Toronto is a nice place to visit and catch up with old friends, but Timmins is very much the centre of his universe.

Separate province

Still as cocky and outspoken as ever, McKinnon rails against government policies restricting access to the North’s wealth and even spent $30,000 of his own money on a study assessing Northern Ontario’s potential as a separate province.

He served a term on Timmins city council, ran unsuccessfully for the provincial legislature and is now lobbying to win support for his current pet project, a seaport on James Bay, which would shorten the distance between China and Northern Ontario by 4,000 kilometres.

A seaport on James Bay would be the culmination of a century-old Ontario vision for a transportation corridor that would open up the North’s vast wealth, with a railroad from North Bay to New Liskeard, on to Cochrane, McKinnon’s hometown, and terminating in Moosonee.

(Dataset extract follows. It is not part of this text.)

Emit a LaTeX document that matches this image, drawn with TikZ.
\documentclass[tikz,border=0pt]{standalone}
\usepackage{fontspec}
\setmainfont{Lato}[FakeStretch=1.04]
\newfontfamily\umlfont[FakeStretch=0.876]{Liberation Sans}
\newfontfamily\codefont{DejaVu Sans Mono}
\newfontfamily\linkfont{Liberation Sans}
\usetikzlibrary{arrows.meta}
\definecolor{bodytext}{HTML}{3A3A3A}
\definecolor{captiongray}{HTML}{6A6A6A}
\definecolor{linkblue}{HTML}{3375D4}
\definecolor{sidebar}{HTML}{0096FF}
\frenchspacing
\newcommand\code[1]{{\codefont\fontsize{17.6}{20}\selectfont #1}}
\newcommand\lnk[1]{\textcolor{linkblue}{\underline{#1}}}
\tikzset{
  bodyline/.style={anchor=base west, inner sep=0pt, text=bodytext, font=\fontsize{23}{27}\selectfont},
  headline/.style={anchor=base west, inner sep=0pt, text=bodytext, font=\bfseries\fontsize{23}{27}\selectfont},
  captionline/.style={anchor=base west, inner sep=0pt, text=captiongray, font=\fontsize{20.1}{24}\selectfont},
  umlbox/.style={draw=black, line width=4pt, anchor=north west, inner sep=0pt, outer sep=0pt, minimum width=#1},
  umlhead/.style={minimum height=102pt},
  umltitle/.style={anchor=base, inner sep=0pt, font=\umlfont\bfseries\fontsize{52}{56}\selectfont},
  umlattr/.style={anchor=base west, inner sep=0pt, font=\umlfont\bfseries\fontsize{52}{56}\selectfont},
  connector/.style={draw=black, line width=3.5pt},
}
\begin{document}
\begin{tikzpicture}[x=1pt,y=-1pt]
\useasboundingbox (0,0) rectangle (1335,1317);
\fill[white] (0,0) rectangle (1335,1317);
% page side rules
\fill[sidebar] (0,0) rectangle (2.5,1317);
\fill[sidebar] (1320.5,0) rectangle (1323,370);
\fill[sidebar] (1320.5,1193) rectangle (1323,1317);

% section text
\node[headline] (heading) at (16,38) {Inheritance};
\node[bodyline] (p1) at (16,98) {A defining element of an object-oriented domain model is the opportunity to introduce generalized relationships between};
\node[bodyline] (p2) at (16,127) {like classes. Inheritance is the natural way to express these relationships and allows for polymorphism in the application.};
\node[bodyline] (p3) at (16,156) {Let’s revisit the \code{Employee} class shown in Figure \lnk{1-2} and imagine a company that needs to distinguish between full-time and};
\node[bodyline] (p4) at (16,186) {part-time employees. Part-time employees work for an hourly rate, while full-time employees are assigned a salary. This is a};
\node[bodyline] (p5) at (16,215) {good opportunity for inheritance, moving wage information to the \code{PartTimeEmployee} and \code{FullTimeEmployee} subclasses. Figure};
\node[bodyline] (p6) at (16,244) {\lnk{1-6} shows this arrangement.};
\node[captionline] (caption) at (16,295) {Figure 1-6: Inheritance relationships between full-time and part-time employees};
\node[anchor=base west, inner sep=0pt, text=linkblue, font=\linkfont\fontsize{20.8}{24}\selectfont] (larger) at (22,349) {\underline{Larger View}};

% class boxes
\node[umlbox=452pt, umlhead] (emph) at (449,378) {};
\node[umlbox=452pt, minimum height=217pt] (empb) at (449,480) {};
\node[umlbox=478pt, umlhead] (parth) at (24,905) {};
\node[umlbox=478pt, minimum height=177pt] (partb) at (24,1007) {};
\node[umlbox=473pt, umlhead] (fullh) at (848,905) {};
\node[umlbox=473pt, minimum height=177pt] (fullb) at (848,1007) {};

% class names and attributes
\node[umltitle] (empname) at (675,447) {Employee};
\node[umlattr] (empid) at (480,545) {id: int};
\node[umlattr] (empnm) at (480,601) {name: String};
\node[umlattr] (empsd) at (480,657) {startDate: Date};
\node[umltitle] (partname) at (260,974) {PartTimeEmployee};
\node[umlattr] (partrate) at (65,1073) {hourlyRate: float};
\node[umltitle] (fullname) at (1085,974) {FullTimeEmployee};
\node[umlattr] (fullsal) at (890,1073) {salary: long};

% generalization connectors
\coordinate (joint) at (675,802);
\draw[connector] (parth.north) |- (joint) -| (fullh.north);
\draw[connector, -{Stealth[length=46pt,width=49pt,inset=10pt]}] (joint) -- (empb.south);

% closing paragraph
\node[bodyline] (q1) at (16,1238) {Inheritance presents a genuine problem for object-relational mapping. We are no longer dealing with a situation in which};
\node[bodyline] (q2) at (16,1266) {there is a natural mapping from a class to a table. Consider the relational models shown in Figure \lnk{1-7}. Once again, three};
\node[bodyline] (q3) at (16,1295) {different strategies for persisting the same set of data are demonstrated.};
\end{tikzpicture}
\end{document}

Cochrane came into being in 1908 as a rail town and division point at the junction of the Canadian National and the Temiskaming and Northern Ontario Railways. McKinnon’s dad was “a call boy” – responsible for waking up the engineers and train crew before there were telephones.

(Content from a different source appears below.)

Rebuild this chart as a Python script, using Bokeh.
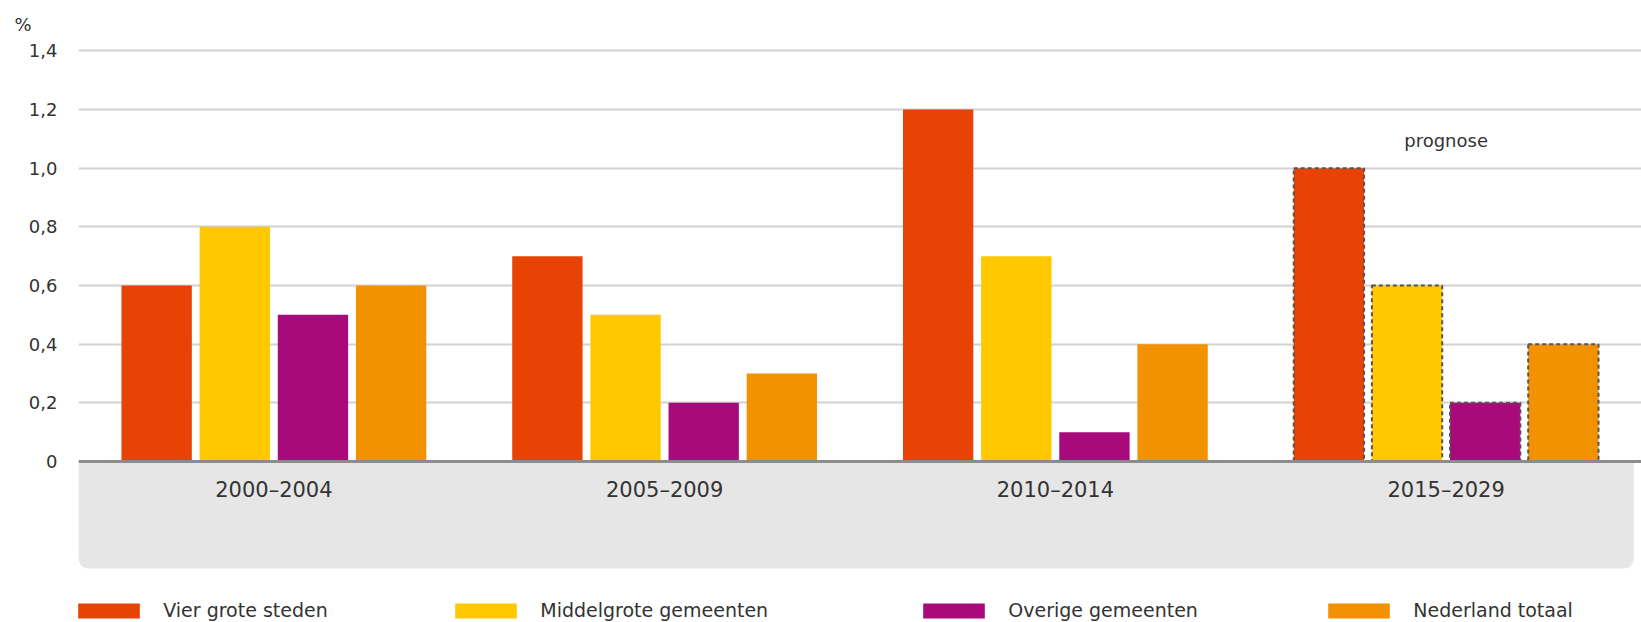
from bokeh.plotting import figure
from bokeh.models import (FactorRange, Range1d, FixedTicker, Span, BoxAnnotation,
                          Legend, LegendItem, Title, ColumnDataSource, CustomJSTickFormatter)
from bokeh.transform import dodge
from bokeh.core.properties import value
from bokeh.embed import file_html
from bokeh.resources import INLINE

# ---- data ----
categories = ["2000–2004", "2005–2009", "2010–2014", "2015–2029"]
series_names = ["Vier grote steden", "Middelgrote gemeenten", "Overige gemeenten", "Nederland totaal"]
vier_grote_steden = [0.6, 0.7, 1.2, 1.0]
middelgrote_gemeenten = [0.8, 0.5, 0.7, 0.6]
overige_gemeenten = [0.5, 0.2, 0.1, 0.2]
nederland_totaal = [0.6, 0.3, 0.4, 0.4]
forecast_category = "2015–2029"
forecast_label = "prognose"
y_ticks = [0, 0.2, 0.4, 0.6, 0.8, 1.0, 1.2, 1.4]
y_tick_labels = ["0", "0,2", "0,4", "0,6", "0,8", "1,0", "1,2", "1,4"]
unit_label = "%"

colors = ["#E64304", "#FFC800", "#A8097B", "#F39200"]
FONT = "DejaVu Sans"
TXT = "#333333"

series_values = [vier_grote_steden, middelgrote_gemeenten, overige_gemeenten, nederland_totaal]
keys = ["s0", "s1", "s2", "s3"]

hist_idx = [i for i, c in enumerate(categories) if c != forecast_category]
prog_idx = [i for i, c in enumerate(categories) if c == forecast_category]

def make_source(idx):
    d = {"cat": [categories[i] for i in idx]}
    for k, vals in zip(keys, series_values):
        d[k] = [vals[i] for i in idx]
    return ColumnDataSource(d)

src_hist = make_source(hist_idx)
src_prog = make_source(prog_idx)

p = figure(x_range=FactorRange(*categories, range_padding=0),
           y_range=Range1d(-0.5489, 1.4422),
           width=1641, height=622, title=None,
           output_backend="svg", toolbar_location=None,
           x_axis_location=None,
           min_border_left=78, min_border_right=0, min_border_bottom=0, min_border_top=38)
p.outline_line_color = None
p.background_fill_color = "white"
p.xgrid.grid_line_color = None

ticker = FixedTicker(ticks=y_ticks)
p.yaxis.ticker = ticker
p.yaxis.formatter = CustomJSTickFormatter(
    args=dict(tick_vals=y_ticks, tick_texts=y_tick_labels),
    code="const i = tick_vals.findIndex(t => Math.abs(t - tick) < 1e-9); return i >= 0 ? tick_texts[i] : '';")
p.yaxis.axis_line_color = None
p.yaxis.major_tick_line_color = None
p.yaxis.minor_tick_line_color = None
p.yaxis.major_tick_out = 0
p.yaxis.major_label_standoff = 21
p.yaxis.major_label_text_font = FONT
p.yaxis.major_label_text_font_size = "18px"
p.yaxis.major_label_text_color = TXT
p.ygrid.grid_line_color = "#d2d2d2"
p.ygrid.grid_line_width = 2

# grey category band under the axis
band = BoxAnnotation(left=0, right=3.98, top=0, bottom=-0.365,
                     fill_color="#e6e6e6", fill_alpha=1, line_color=None,
                     border_radius=dict(top_left=0, top_right=0, bottom_right=10, bottom_left=10),
                     level="underlay")
p.add_layout(band)

offsets = [-0.3, -0.1, 0.1, 0.3]
bar_w = 0.18
renderers = []
for k, off, col in zip(keys, offsets, colors):
    r = p.vbar(x=dodge("cat", off, range=p.x_range), top=k, bottom=0, width=bar_w,
               source=src_hist, fill_color=col, line_color=None)
    renderers.append(r)
    p.vbar(x=dodge("cat", off, range=p.x_range), top=k, bottom=0, width=bar_w,
           source=src_prog, fill_color=col, line_color="#555555", line_width=2, line_dash="4 3")

p.add_layout(Span(location=0, dimension="width", line_color="#8c8c8c", line_width=3))

# category labels
p.text(x=categories, y=[-0.097] * len(categories), text=categories,
       text_align="center", text_baseline="middle",
       text_font=value(FONT), text_font_size="21px", text_color=TXT)

# forecast label
p.text(x=[forecast_category], y=[1.094], text=[forecast_label],
       text_align="center", text_baseline="middle",
       text_font=value(FONT), text_font_size="18px", text_color=TXT)

# unit label
p.add_layout(Title(text=unit_label, align="left", offset=-64, standoff=8,
                   text_font_size="18px", text_font=FONT, text_font_style="normal",
                   text_color=TXT), "above")

legend_x = [-7.75, 369.25, 837.25, 1242.25]
for name, r, lx in zip(series_names, renderers, legend_x):
    leg = Legend(items=[LegendItem(label=name, renderers=[r])], location=(lx, 1),
                 orientation="horizontal", padding=0, margin=0, spacing=0,
                 glyph_width=77, glyph_height=19, label_height=19, label_standoff=16,
                 label_text_font_size="19px", label_text_font=FONT, label_text_color=TXT,
                 border_line_color=None, background_fill_alpha=0)
    p.add_layout(leg)

open("out.html", "w").write(file_html(p, INLINE))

Trains came and went, the frontier to the north was being opened up, and over at the town rink McKinnon and friend Tim Horton passed the puck around, dreaming of the future.

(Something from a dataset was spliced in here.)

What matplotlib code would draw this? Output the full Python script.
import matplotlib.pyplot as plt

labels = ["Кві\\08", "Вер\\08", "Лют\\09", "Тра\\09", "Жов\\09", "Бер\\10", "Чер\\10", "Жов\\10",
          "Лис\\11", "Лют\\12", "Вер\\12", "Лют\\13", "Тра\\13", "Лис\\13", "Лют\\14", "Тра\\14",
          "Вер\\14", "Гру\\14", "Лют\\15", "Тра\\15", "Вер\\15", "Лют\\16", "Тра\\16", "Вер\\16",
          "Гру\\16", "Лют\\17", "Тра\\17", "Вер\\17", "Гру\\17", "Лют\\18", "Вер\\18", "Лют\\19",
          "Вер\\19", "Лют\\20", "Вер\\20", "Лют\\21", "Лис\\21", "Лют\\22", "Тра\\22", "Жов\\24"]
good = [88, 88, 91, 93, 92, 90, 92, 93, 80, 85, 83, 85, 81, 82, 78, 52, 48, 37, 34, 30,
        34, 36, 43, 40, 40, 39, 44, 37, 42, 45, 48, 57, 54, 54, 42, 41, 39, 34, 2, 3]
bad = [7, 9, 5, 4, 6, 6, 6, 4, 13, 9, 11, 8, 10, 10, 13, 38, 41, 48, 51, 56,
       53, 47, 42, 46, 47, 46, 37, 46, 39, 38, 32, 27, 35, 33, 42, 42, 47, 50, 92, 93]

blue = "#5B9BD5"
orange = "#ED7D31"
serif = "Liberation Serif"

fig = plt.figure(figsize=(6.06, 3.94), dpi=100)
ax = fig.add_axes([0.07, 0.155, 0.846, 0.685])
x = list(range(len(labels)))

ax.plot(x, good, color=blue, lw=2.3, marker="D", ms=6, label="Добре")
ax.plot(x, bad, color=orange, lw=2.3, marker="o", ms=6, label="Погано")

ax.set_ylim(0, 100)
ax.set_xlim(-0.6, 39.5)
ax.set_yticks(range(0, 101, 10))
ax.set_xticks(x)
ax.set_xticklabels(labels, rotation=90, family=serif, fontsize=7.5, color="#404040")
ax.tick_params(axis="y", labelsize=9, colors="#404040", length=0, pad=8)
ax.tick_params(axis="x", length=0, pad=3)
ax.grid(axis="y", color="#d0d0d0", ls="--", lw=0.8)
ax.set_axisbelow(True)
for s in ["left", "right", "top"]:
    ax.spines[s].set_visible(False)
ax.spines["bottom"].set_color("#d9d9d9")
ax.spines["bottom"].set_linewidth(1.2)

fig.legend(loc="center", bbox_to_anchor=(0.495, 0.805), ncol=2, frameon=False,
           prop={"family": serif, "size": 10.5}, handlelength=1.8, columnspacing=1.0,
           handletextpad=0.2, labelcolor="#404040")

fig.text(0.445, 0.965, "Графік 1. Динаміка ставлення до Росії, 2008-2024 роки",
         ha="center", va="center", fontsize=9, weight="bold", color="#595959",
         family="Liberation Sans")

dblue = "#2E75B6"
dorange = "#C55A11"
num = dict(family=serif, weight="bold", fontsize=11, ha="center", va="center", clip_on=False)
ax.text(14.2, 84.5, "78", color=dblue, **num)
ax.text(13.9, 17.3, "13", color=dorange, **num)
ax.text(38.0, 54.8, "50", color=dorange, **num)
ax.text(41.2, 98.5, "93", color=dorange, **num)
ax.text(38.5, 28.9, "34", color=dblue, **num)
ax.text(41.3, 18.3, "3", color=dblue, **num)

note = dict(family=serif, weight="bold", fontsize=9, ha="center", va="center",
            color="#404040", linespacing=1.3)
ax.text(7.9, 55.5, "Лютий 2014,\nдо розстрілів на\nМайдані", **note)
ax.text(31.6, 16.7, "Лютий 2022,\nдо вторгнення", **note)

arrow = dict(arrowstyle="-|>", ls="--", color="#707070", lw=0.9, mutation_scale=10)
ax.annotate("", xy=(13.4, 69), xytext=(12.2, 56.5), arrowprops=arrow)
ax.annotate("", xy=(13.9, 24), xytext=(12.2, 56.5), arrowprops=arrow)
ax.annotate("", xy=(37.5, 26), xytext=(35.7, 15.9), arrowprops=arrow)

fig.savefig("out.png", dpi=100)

McKinnon has traveled all over the world as a result of his good fortune, but in his 77th year, there’s still a lot of Cochrane in him. He can’t contain his excitement over a promising Kimberlite at Coral Rapids on the rail line north of Cochrane, and he’ll talk your ear off about loading limestone onto gondola cars and barging it from Moosonee to Northern Quebec to make cement for planned hydroelectric dams.

“It’s a 3,000 kilometre round trip to bring cement up from Montreal,” he said.

McKinnon has been lucky in more ways than one. He made millions on Hemlo, but more important, he loves what he does.

“The guys I went to school with in Cochrane worked all their lives on the railroad, and they couldn’t wait to retire. I never did a job I hated more than one day.”